Bipolar Disorder Treatment Overview
Mania in Bipolar Disorder continued...
If mania occurs while you are on maintenance therapy, your doctor may simply change your medication dose. Or you may start taking an antipsychotic drug or a second mood stabilizer to lessen symptoms. Also antidepressants should usually be discontinued while someone is manic, because they can worsen the symptoms of mania.
Non-drug treatments, such as psychotherapy and establishing a well-ordered routine, may help patients in their maintenance phase. This is often suggested along with medication, but non-drug treatments are usually not effective alone.
Depression in Bipolar Disorder
Treating bipolar depression is controversial and challenging. Studies have shown that antidepressants may be less effective in treating bipolar depression than they are in treating unipolar depression (that is, major depressive episodes in someone who has never had a previous manic or hypomanic episode). Also using antidepressants alone may trigger a manic or hypomanic episode in some people with bipolar disorder.

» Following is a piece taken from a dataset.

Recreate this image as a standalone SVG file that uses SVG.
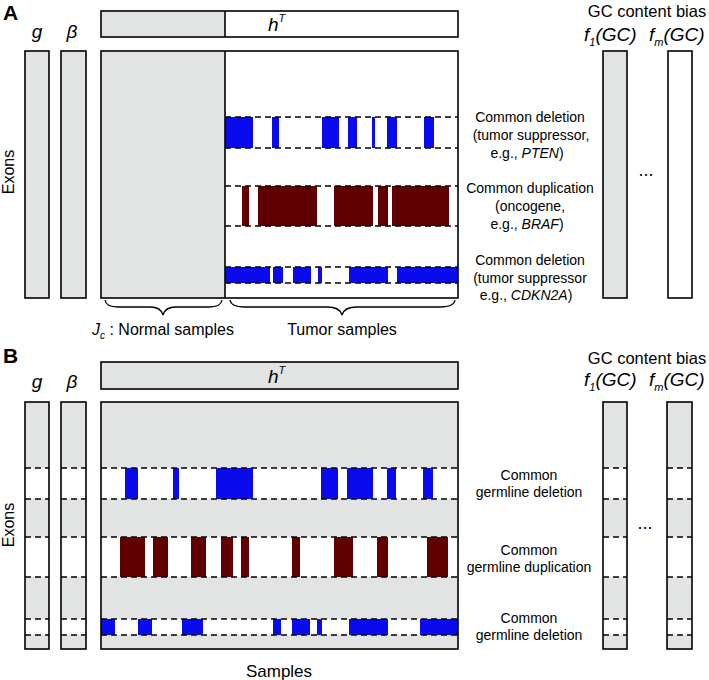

Antidepressants alone also may lead to or prolong rapid cycling. In rapid cycling, a person may recover more quickly from depression but then experience mania followed by another episode of depression. And antidepressants can increase the risk of suicidal thoughts and attempts in children and adolescents with any form of depression.
Three drugs are FDA-approved for the treatment of bipolar depression: quetiapine (Seroquel) by itself, olanzapine (Zyprexa) when used with fluoxetine (Prozac) (which also comes as a combination pill called Symbyax), and lurasidone (Latuda) used alone or with lithium or valproate (Depakote). The atypical antipsychotic drug caripirazine (Vraylar) has also shown promise in initial studies to treat bipolar depression.
There are also a number of treatments that have begun to show promise in research studies for treating bipolar depression, including the Parkinson's disease drug pramipexole dihydrpcholoride ( Mirapex), the wakefulness drugs modafinil (Provigil) and armodinifinil (Nuvigil), the nutritional supplement n-acetylcysteine, and the intravenous anesthetic drug ketamine.
In April 2002, the American Psychiatric Association suggested using lithium or the anticonvulsant drug lamotrigine (Lamictal) as an initial treatment for people in the acute depressive phase of bipolar disorder who were not already taking a mood-stabilizing drug. Since then, research has shown that Lamictal seems to be more effective at preventing future depression rather than treating current depression in bipolar disorder. Recent studies have shown that Lamictal added to lithium may be a potent treatment for acute bipolar depression.